O tio pediu que o seu nome, e o do seu sobrinho, não fosse publicado, pois ainda não tinha informado o pai do rapaz. A mãe do rapaz morreu há dois anos.
O rescaldo
Os procuradores lançaram duas investigações - uma sobre os suspeitos de contrabando e outra para verificar se houve atrasos por parte das autoridades italianas na resposta ao barco dos migrantes.
Um homem turco e dois paquistaneses, entre os 80 sobreviventes, foram detidos, suspeitos de serem contrabandistas ou seus cúmplices.

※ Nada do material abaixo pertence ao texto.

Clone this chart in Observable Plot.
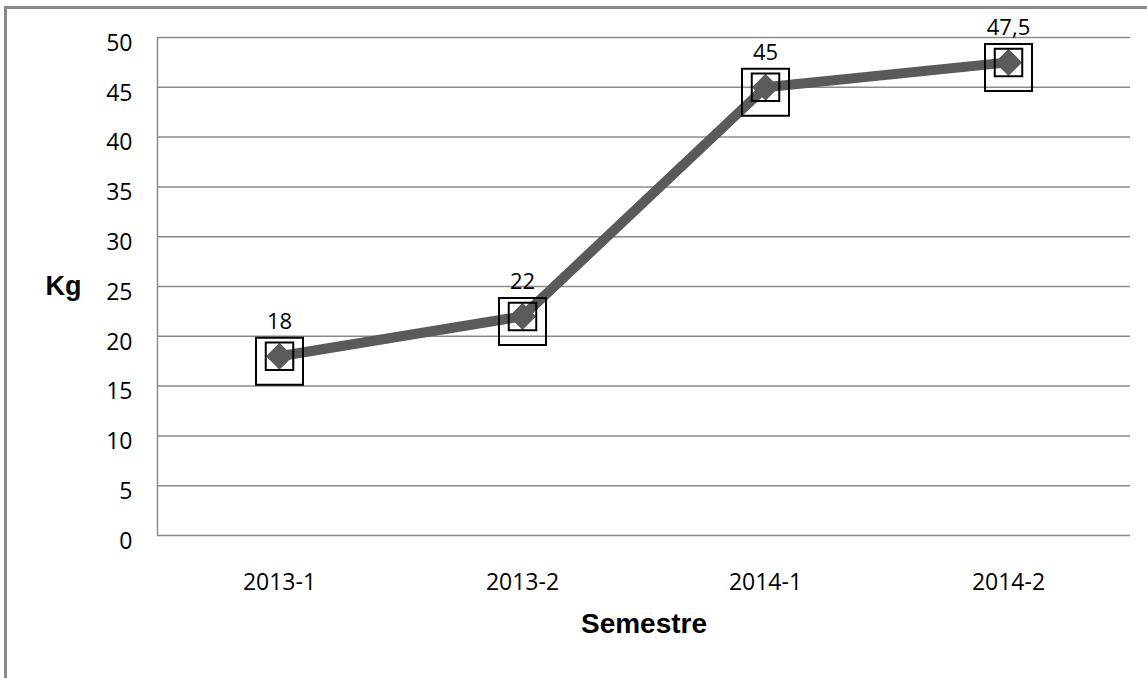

Um quarto suspeito, um cidadão turco, está em fuga.
Um dia após o naufrágio, a Frontex disse à AP que tinha avistado um barco "fortemente sobrelotado" e denunciou-o às autoridades italianas. Numa segunda declaração, porém, a Frontex esclareceu que apenas uma pessoa tinha sido visível no convés, mas que as suas câmaras térmicas indicavam que poderia haver mais pessoas abaixo.

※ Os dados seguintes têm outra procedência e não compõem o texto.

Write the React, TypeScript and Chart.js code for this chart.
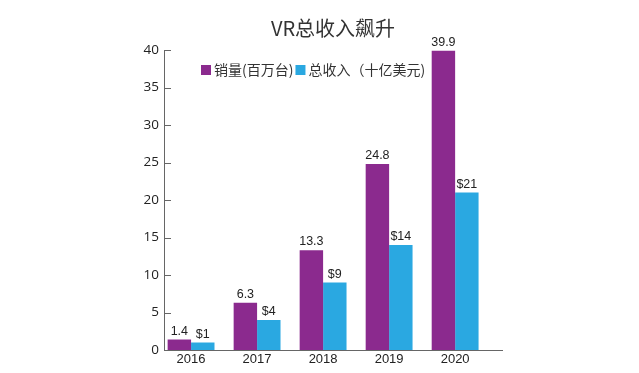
import React, { useEffect, useRef } from "react";
import { Chart, registerables } from "chart.js";

Chart.register(...registerables);

const YEARS = ["2016", "2017", "2018", "2019", "2020"];
const UNITS_SOLD = [1.4, 6.3, 13.3, 24.8, 39.9];
const REVENUE = [1, 4, 9, 14, 21];
const UNITS_LABELS = ["1.4", "6.3", "13.3", "24.8", "39.9"];
const REVENUE_LABELS = ["$1", "$4", "$9", "$14", "$21"];
const SERIES_NAMES = ["销量(百万台)", "总收入（十亿美元)"];
const TITLE = "VR总收入飙升";

const PURPLE = "#8b2a8e";
const BLUE = "#2aa8e1";
const AXIS = "#666666";
const CJK = "'Noto Sans CJK SC', 'Noto Sans', sans-serif";
const NUM = "'Liberation Sans', Arial, sans-serif";

const valueLabelPlugin = {
  id: "valueLabels",
  afterDatasetsDraw(chart: any) {
    const ctx = chart.ctx;
    ctx.save();
    ctx.font = `12.5px ${NUM}`;
    ctx.fillStyle = "#222";
    ctx.textAlign = "center";
    ctx.textBaseline = "bottom";
    chart.data.datasets.forEach((ds: any, di: number) => {
      const meta = chart.getDatasetMeta(di);
      meta.data.forEach((bar: any, i: number) => {
        ctx.fillText(ds.valueLabels[i], bar.x, bar.y - 2);
      });
    });
    ctx.restore();
  },
};

const innerTicksPlugin = {
  id: "innerTicks",
  afterDraw(chart: any) {
    const ctx = chart.ctx;
    const y = chart.scales.y;
    const left = chart.chartArea.left;
    ctx.save();
    ctx.strokeStyle = AXIS;
    ctx.lineWidth = 1;
    y.ticks.forEach((t: any) => {
      const py = Math.round(y.getPixelForValue(t.value)) + 0.5;
      ctx.beginPath();
      ctx.moveTo(left, py);
      ctx.lineTo(left + 7, py);
      ctx.stroke();
    });
    ctx.restore();
  },
};

const legendPlugin = {
  id: "insideLegend",
  afterDraw(chart: any) {
    const ctx = chart.ctx;
    const area = chart.chartArea;
    let x = area.left + 37;
    const cy = area.top + 20;
    ctx.save();
    ctx.font = `14px ${CJK}`;
    ctx.textBaseline = "middle";
    ctx.textAlign = "left";
    chart.data.datasets.forEach((ds: any) => {
      ctx.fillStyle = ds.backgroundColor;
      ctx.fillRect(x, cy - 5, 10, 10);
      x += 13;
      ctx.fillStyle = "#333";
      ctx.fillText(ds.label, x, cy);
      x += ctx.measureText(ds.label).width + 2;
    });
    ctx.restore();
  },
};

export default function App() {
  const ref = useRef<HTMLCanvasElement>(null);

  useEffect(() => {
    if (!ref.current) return;
    const chart = new Chart(ref.current, {
      type: "bar",
      data: {
        datasets: [
          {
            label: SERIES_NAMES[0],
            data: UNITS_SOLD.map((v, i) => ({ x: i, y: v })),
            backgroundColor: PURPLE,
            valueLabels: UNITS_LABELS,
          } as any,
          {
            label: SERIES_NAMES[1],
            data: REVENUE.map((v, i) => ({ x: i, y: v })),
            backgroundColor: BLUE,
            valueLabels: REVENUE_LABELS,
          } as any,
        ],
      },
      options: {
        responsive: false,
        animation: false,
        events: [],
        categoryPercentage: 0.71,
        barPercentage: 1,
        layout: { padding: { left: 116, right: 129, top: 0, bottom: 0 } },
        plugins: {
          legend: { display: false },
          tooltip: { enabled: false },
          title: {
            display: true,
            text: TITLE,
            fullSize: false,
            color: "#333",
            font: { family: CJK, size: 20, weight: "normal" as any },
            padding: { top: 8, bottom: 10 },
          },
        },
        scales: {
          x: {
            type: "linear",
            offset: false,
            min: -0.41,
            max: 4.71,
            grid: { display: false, drawTicks: false },
            border: { display: true, color: AXIS, width: 1 },
            afterFit(scale: any) {
              scale.height = 15;
            },
            ticks: {
              stepSize: 1,
              includeBounds: false,
              autoSkip: false,
              maxRotation: 0,
              padding: 2,
              color: "#222",
              font: { family: NUM, size: 13 },
              callback: (v: any) => YEARS[v as number] ?? "",
            },
          },
          y: {
            min: 0,
            max: 40,
            grid: { display: false, drawTicks: false },
            border: { display: true, color: AXIS, width: 1 },
            afterFit(scale: any) {
              scale.width = 40;
            },
            ticks: {
              stepSize: 5,
              padding: 5,
              color: "#222",
              font: { family: "'Open Sans', sans-serif", size: 13.5 },
            },
          },
        },
      },
      plugins: [valueLabelPlugin, innerTicksPlugin, legendPlugin],
    } as any);
    return () => chart.destroy();
  }, []);

  return (
    <div style={{ width: 623, height: 357, position: "relative", overflow: "hidden" }}>
      <canvas ref={ref} width={623} height={357} />
    </div>
  );
}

Numa entrevista com a AP, o Almirante da Guarda Costeira reformado Vittorio Alessandro disse que os barcos da guarda costeira são feitos para resistir a mares agitados e que deveriam ter saído.
Alessandro acrescentou que as fotografias divulgadas pela Frontex mostravam que o nível da água era elevado, sugerindo que o barco era pesado.
A guarda costeira disse que a Frontex alertou as autoridades italianas responsáveis pela "aplicação da lei", copiando a guarda costeira italiana "apenas para sua sensibilização". A Frontex disse que cabe às autoridades nacionais classificar os acontecimentos como busca e salvamento.
"A questão é simples na sua natureza trágica": Nenhuma comunicação de emergência da Frontex chegou às nossas autoridades. Não fomos avisados de que este barco estava em perigo de se afundar", disse sábado a primeira-ministra italiana Giorgia Meloni.
Alessandro, contudo, lamentou como ao longo dos anos as actividades da guarda costeira - que anteriormente ocorriam mesmo em águas internacionais - têm sido progressivamente cerceadas por sucessivos governos.
"As operações de salvamento no mar não devem ser substituídas por operações policiais. O salvamento deve prevalecer", disse ele.